【ソウル聯合ニュース】2014年4月16日に韓国南西部沖で起きた旅客船セウォル号沈没事故で、ソウル中央地検は28日、当時の朴槿恵(パク・クネ)大統領(公判中)が最初に報告を受けた時刻は青瓦台(大統領府)が主張していた午前10時ではなく10時20分で、朴氏が救助に総力を挙げるよう電話で指示した時刻も10時15分ではなく、10時22分だったと明らかにした。
事故当日、対策本部を訪れた朴氏(コラージュ)=(聯合ニュース)
同地検は朴氏が最初に報告を受けた時刻や指示をした時刻などを改ざんした答弁書を作成し国会に提出したとして、虚偽公文書作成の罪などで当時の金章洙(キム・ジャンス)国家安保室長や金淇春(キム・ギチュン)大統領秘書室長らを在宅起訴した。
また、朴氏の長年の知人で「陰の実力者」と呼ばれた国政介入事件の中心人物、崔順実(チェ・スンシル)氏(公判中)が事故当日の午後に青瓦台に入り、朴氏と事故の対応などを議論していたことも明らかになった。
地検は当時の青瓦台関係者ら63人を聴取し、朴氏が滞在していた青瓦台官邸に最初の報告書が届いた時刻は午前10時19~20分ごろだと確認した。
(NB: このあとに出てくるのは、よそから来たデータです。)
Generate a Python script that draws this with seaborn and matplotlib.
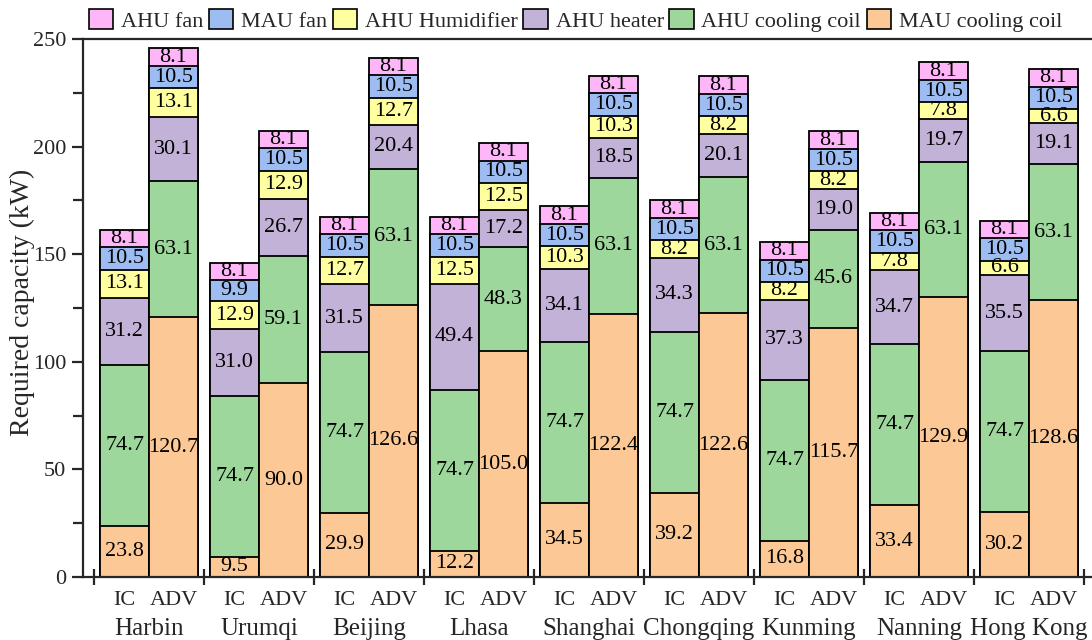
import numpy as np
import pandas as pd
import matplotlib
matplotlib.use("Agg")
import matplotlib.pyplot as plt
from matplotlib.patches import Patch
from matplotlib.ticker import MultipleLocator
import seaborn as sns

cities = ["Harbin", "Urumqi", "Beijing", "Lhasa", "Shanghai",
          "Chongqing", "Kunming", "Nanning", "Hong Kong"]
schemes = ["IC", "ADV"]

# component capacities (kW), bottom of the stack first
ic_mau_coil = [23.8, 9.5, 29.9, 12.2, 34.5, 39.2, 16.8, 33.4, 30.2]
adv_mau_coil = [120.7, 90.0, 126.6, 105.0, 122.4, 122.6, 115.7, 129.9, 128.6]
ic_ahu_coil = [74.7, 74.7, 74.7, 74.7, 74.7, 74.7, 74.7, 74.7, 74.7]
adv_ahu_coil = [63.1, 59.1, 63.1, 48.3, 63.1, 63.1, 45.6, 63.1, 63.1]
ic_heater = [31.2, 31.0, 31.5, 49.4, 34.1, 34.3, 37.3, 34.7, 35.5]
adv_heater = [30.1, 26.7, 20.4, 17.2, 18.5, 20.1, 19.0, 19.7, 19.1]
ic_humidifier = [13.1, 12.9, 12.7, 12.5, 10.3, 8.2, 8.2, 7.8, 6.6]
adv_humidifier = [13.1, 12.9, 12.7, 12.5, 10.3, 8.2, 8.2, 7.8, 6.6]
ic_mau_fan = [10.5, 9.9, 10.5, 10.5, 10.5, 10.5, 10.5, 10.5, 10.5]
adv_mau_fan = [10.5, 10.5, 10.5, 10.5, 10.5, 10.5, 10.5, 10.5, 10.5]
ic_ahu_fan = [8.1, 8.1, 8.1, 8.1, 8.1, 8.1, 8.1, 8.1, 8.1]
adv_ahu_fan = [8.1, 8.1, 8.1, 8.1, 8.1, 8.1, 8.1, 8.1, 8.1]

components = ["MAU cooling coil", "AHU cooling coil", "AHU heater",
              "AHU Humidifier", "MAU fan", "AHU fan"]
colors = {
    "MAU cooling coil": "#FCC895",
    "AHU cooling coil": "#9ED79C",
    "AHU heater": "#C2B2D7",
    "AHU Humidifier": "#FFFFA0",
    "MAU fan": "#9DBDF2",
    "AHU fan": "#FFB6F8",
}
series = {
    ("IC", "MAU cooling coil"): ic_mau_coil,
    ("ADV", "MAU cooling coil"): adv_mau_coil,
    ("IC", "AHU cooling coil"): ic_ahu_coil,
    ("ADV", "AHU cooling coil"): adv_ahu_coil,
    ("IC", "AHU heater"): ic_heater,
    ("ADV", "AHU heater"): adv_heater,
    ("IC", "AHU Humidifier"): ic_humidifier,
    ("ADV", "AHU Humidifier"): adv_humidifier,
    ("IC", "MAU fan"): ic_mau_fan,
    ("ADV", "MAU fan"): adv_mau_fan,
    ("IC", "AHU fan"): ic_ahu_fan,
    ("ADV", "AHU fan"): adv_ahu_fan,
}

rows = []
for (scheme, comp), vals in series.items():
    for city, v in zip(cities, vals):
        rows.append({"city": city, "scheme": scheme, "component": comp, "value": v})
df = pd.DataFrame(rows)
df["order"] = df["component"].map({c: i for i, c in enumerate(components)})
df = df.sort_values(["city", "scheme", "order"])
df["top"] = df.groupby(["city", "scheme"])["value"].cumsum()
df["mid"] = df["top"] - df["value"] / 2

sns.set_style("ticks")
plt.rcParams["font.family"] = ["Liberation Serif", "DejaVu Serif"]
plt.rcParams["axes.linewidth"] = 1.6

fig = plt.figure(figsize=(10.92, 6.4), dpi=100)
ax = fig.add_axes([83 / 1092, 1 - 577 / 640, 1012 / 1092, 538 / 640])

group_width = 0.89
# stacked bars: draw cumulative tops from the highest layer downwards
for comp in reversed(components):
    layer = df[df["component"] == comp]
    sns.barplot(data=layer, x="city", y="top", hue="scheme",
                order=cities, hue_order=schemes,
                palette=[colors[comp], colors[comp]], saturation=1,
                width=group_width, gap=0, dodge=True, errorbar=None,
                edgecolor="black", linewidth=1.3, legend=False, ax=ax)

offsets = {"IC": -group_width / 4, "ADV": group_width / 4}
for _, r in df.iterrows():
    x = cities.index(r["city"]) + offsets[r["scheme"]]
    ax.text(x, r["mid"], f"{r['value']:.1f}", ha="center", va="center",
            fontsize=16, color="black")

ax.set_ylim(0, 250)
ax.set_xlim(-0.6, len(cities) - 0.4)
ax.yaxis.set_major_locator(MultipleLocator(50))
ax.yaxis.set_minor_locator(MultipleLocator(25))
ax.tick_params(axis="y", which="major", direction="out", length=8, width=1.6,
               labelsize=16, pad=4)
ax.tick_params(axis="y", which="minor", direction="out", length=7, width=1.6)
ax.set_xticks(np.arange(-0.5, len(cities), 1.0))
ax.set_xticklabels([])
ax.tick_params(axis="x", which="major", direction="inout", length=11, width=1.6)
ax.set_xlabel("")
ax.set_ylabel("Required capacity (kW)", fontsize=20)
ax.yaxis.set_label_coords(-0.047, 0.51)

for i, city in enumerate(cities):
    for s in schemes:
        ax.annotate(s, xy=(i + offsets[s], 0), xycoords=("data", "axes fraction"),
                    xytext=(0, -20.5), textcoords="offset points",
                    ha="center", va="baseline", fontsize=16)
    ax.annotate(city, xy=(i, 0), xycoords=("data", "axes fraction"),
                xytext=(0, -42), textcoords="offset points",
                ha="center", va="baseline", fontsize=18)

legend_order = ["AHU fan", "MAU fan", "AHU Humidifier", "AHU heater",
                "AHU cooling coil", "MAU cooling coil"]
handles = [Patch(facecolor=colors[c], edgecolor="black", linewidth=1.2, label=c)
           for c in legend_order]
fig.legend(handles=handles, loc="center", bbox_to_anchor=(0.527, 0.968),
           ncol=6, frameon=False, fontsize=16, handlelength=1.1,
           handleheight=1.0, handletextpad=0.35, columnspacing=0.25,
           borderaxespad=0, borderpad=0)

fig.savefig("out.png", dpi=100)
セウォル号の搭乗客が携帯電話で送った最後のメッセージとされる同10時17分より遅い時刻となる。同10時20分ごろはすでにセウォル号が108度傾斜し、救助が不可能だった状態で、救助のための「ゴールデンタイム」が過ぎていた。
金章洙氏が朴氏に対し、最初の電話報告を行った時刻も青瓦台が主張していた午前10時15分ではなく、同10時22分だったことが判明した。金章洙氏は朴氏に2回電話をかけたが、出なかったため、最側近だった当時のアン・ボングン国政広報秘書官に電話をしたという。アン氏が官邸に入って朴氏を呼び、寝室にいた朴氏が寝室の外に出て金章洙氏に電話をしたという。
朴政権は事故当日、朴氏が11回にわたりリアルタイムで事故に関する書面報告を受けたと主張したが、秘書官が午後と夕方の2回に分けて報告書をまとめて報告したことも調査で判明した。
検察は当時の青瓦台が救助のゴールデンタイム前に大統領への報告と大統領の指示があったかのように装うため、虚偽の文書を作成し、提出したとみている。ただ、虚偽公文書の作成・行使に朴氏が関与したとの証拠がなく、朴氏の法的責任は問えないと判断した。
文在寅(ムン・ジェイン)政権は昨年10月、朴氏への最初の報告時刻は午前9時半だったが、30分遅らせて公表した疑惑があるとして、検察に捜査を依頼した。最初の報告時刻と10時15分とされていた朴氏による最初の対応指示時刻との間隔を短いように見せようとする意図があったとの見方を示した。
だが、検察は当時の青瓦台が最初の報告時刻を30分遅らせたのではなく、約20分前倒しして公表したと結論付けた。
一方、検察は事故当日、崔氏が午後2時15分ごろ青瓦台に入り、朴氏や朴氏の最側近3人組と会議を行ったとした。
朴氏は弾劾審判で、最初の報告を受けてから午後5時すぎに対策本部に姿を現すまでの「空白の7時間」に関連し、軍看護師と美容師以外に官邸に入った人物はいないと主張していた。
崔氏が官邸にいたことが事実なら、朴氏は弾劾審判でも陰の実力者の存在を隠そうとしたことになる。
また検察は、「国家危機管理の司令塔は青瓦台」という内容の大統領訓令を適法な手続きを経ず、無断で変更した罪で金寛鎮(キム・グァンジン)元国家安保室長も在宅起訴した。金氏は「安保室長は大統領の危機管理や国政遂行を補佐し、国家レベルの危機関連機能を遂行し、安定的な危機管理のため、コントロールタワーの役割を果たす」となっていた従来の内容を「国家安保室長は国家危機関連で大統領の安定的な国政遂行を保障する」とボールペンで修正した。